> **What you will do**
Quote only the part that opens with the line containing "Output the LaTeX" and closes with the line containing "(517,373) rectangle (993,523);". Keep both of those lines.

─── Material to process ───

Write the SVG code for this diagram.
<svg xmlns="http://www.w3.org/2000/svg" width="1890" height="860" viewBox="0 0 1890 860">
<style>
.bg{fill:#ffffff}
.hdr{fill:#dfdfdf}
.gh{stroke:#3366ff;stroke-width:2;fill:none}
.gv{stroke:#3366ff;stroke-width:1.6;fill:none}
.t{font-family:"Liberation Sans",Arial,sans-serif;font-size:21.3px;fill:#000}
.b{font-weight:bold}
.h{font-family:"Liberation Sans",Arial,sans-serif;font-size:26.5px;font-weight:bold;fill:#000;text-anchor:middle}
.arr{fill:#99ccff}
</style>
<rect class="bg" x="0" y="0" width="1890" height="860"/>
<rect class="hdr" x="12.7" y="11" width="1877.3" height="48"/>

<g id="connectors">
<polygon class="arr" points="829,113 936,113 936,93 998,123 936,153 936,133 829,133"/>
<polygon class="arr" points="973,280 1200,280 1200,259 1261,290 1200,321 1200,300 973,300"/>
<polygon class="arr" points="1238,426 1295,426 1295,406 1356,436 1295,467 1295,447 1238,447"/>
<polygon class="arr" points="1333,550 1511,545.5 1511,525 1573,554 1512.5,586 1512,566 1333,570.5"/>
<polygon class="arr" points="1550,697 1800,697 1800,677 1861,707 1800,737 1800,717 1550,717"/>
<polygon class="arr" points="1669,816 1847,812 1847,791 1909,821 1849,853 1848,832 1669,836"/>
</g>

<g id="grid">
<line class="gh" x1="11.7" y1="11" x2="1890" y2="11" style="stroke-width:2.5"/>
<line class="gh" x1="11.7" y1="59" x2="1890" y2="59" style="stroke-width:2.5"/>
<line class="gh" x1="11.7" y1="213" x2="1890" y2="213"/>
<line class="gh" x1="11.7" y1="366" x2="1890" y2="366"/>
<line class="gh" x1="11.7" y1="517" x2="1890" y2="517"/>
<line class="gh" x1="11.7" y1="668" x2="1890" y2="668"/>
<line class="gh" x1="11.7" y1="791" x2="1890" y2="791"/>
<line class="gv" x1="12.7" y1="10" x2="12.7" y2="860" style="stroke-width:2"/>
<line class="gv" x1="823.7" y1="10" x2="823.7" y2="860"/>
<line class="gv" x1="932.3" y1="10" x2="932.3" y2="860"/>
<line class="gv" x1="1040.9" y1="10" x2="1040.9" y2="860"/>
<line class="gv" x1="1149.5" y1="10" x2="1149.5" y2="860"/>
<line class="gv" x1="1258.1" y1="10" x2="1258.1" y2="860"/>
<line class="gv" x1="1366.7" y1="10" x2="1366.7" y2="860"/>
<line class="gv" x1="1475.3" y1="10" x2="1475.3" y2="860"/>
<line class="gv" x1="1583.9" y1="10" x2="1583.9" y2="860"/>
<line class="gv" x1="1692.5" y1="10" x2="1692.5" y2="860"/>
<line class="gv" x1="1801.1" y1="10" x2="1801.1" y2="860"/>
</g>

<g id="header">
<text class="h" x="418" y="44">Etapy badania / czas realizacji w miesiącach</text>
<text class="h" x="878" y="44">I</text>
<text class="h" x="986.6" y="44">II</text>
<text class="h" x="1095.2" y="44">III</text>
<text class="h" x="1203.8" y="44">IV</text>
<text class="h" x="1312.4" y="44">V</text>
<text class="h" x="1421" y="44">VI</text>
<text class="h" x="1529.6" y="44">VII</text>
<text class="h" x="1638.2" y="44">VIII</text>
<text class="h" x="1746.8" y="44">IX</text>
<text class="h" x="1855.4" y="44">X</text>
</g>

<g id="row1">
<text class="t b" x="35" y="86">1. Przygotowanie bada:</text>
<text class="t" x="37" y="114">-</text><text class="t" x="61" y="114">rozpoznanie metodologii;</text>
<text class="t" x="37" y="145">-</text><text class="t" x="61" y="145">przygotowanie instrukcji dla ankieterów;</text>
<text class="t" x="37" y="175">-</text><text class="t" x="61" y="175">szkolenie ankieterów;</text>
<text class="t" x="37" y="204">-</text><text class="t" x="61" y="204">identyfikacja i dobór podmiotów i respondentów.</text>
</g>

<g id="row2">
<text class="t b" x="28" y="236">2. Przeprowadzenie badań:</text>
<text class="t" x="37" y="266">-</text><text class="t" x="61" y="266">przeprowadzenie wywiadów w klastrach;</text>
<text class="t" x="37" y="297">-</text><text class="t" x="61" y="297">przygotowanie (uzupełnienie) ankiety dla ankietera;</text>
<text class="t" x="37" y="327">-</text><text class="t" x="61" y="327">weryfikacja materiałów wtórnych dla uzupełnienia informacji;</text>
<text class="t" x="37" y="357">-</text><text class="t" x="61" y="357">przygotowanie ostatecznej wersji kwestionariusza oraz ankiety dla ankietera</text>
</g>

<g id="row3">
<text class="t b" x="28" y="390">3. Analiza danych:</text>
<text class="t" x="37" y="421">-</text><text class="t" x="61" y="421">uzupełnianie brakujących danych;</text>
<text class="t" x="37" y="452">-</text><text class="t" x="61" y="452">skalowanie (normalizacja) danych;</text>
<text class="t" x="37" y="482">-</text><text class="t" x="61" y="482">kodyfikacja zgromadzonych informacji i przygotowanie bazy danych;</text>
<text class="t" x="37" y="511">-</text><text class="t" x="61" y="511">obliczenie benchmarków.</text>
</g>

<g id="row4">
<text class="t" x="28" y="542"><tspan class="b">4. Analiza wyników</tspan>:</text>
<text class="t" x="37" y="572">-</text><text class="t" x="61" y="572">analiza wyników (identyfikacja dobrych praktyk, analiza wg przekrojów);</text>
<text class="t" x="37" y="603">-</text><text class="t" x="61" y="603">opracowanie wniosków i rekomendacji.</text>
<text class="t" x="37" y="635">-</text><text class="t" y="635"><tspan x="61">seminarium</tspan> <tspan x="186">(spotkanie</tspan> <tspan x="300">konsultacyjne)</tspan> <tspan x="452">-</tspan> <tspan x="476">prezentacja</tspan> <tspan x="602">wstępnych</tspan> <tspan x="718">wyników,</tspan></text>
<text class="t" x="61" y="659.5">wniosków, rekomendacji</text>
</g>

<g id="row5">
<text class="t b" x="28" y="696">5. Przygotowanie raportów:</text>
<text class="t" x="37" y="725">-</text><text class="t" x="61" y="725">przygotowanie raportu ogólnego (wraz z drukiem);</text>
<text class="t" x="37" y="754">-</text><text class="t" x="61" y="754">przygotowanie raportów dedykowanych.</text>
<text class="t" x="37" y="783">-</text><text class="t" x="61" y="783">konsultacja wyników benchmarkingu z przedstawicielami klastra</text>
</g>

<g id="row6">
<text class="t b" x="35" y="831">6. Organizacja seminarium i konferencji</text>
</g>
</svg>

───
─── Material to process ───

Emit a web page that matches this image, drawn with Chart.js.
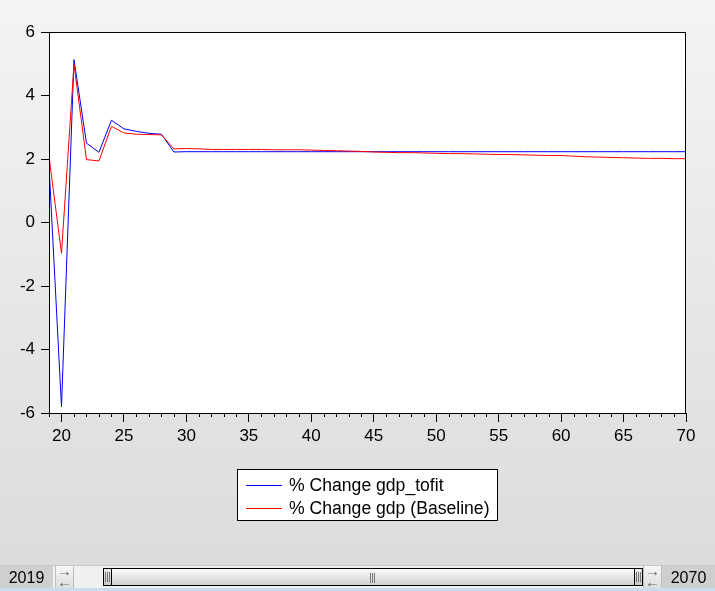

───
─── Material to process ───

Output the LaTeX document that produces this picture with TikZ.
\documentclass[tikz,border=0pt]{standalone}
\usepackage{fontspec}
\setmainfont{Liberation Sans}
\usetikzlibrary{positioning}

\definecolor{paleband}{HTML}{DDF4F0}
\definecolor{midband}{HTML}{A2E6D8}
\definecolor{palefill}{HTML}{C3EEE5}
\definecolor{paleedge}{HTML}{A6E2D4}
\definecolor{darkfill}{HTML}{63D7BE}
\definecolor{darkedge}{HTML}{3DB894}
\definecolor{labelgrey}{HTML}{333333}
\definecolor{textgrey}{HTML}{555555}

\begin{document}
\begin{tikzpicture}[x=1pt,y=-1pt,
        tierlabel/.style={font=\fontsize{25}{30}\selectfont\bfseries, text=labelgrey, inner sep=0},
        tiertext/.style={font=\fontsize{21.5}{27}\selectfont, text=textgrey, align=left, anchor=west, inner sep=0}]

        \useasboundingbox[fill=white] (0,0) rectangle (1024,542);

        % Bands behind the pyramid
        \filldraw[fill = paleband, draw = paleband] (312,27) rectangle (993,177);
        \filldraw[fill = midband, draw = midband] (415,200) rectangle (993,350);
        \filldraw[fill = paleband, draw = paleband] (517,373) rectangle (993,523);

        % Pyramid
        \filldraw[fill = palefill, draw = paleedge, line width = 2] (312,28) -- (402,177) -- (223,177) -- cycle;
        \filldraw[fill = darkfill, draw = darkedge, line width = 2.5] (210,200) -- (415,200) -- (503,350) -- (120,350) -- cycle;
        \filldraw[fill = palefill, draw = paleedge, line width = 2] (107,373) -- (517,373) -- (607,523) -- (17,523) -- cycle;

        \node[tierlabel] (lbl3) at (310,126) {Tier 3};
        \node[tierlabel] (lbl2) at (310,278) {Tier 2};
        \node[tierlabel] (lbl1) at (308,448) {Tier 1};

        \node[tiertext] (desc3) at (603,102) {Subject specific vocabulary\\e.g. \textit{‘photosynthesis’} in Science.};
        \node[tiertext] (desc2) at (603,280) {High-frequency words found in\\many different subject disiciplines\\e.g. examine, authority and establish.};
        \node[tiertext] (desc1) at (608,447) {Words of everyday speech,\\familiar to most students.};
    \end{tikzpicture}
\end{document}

───

> **Written reply**
Output the LaTeX document that produces this picture with TikZ.
\documentclass[tikz,border=0pt]{standalone}
\usepackage{fontspec}
\setmainfont{Liberation Sans}
\usetikzlibrary{positioning}

\definecolor{paleband}{HTML}{DDF4F0}
\definecolor{midband}{HTML}{A2E6D8}
\definecolor{palefill}{HTML}{C3EEE5}
\definecolor{paleedge}{HTML}{A6E2D4}
\definecolor{darkfill}{HTML}{63D7BE}
\definecolor{darkedge}{HTML}{3DB894}
\definecolor{labelgrey}{HTML}{333333}
\definecolor{textgrey}{HTML}{555555}

\begin{document}
\begin{tikzpicture}[x=1pt,y=-1pt,
        tierlabel/.style={font=\fontsize{25}{30}\selectfont\bfseries, text=labelgrey, inner sep=0},
        tiertext/.style={font=\fontsize{21.5}{27}\selectfont, text=textgrey, align=left, anchor=west, inner sep=0}]

        \useasboundingbox[fill=white] (0,0) rectangle (1024,542);

        % Bands behind the pyramid
        \filldraw[fill = paleband, draw = paleband] (312,27) rectangle (993,177);
        \filldraw[fill = midband, draw = midband] (415,200) rectangle (993,350);
        \filldraw[fill = paleband, draw = paleband] (517,373) rectangle (993,523);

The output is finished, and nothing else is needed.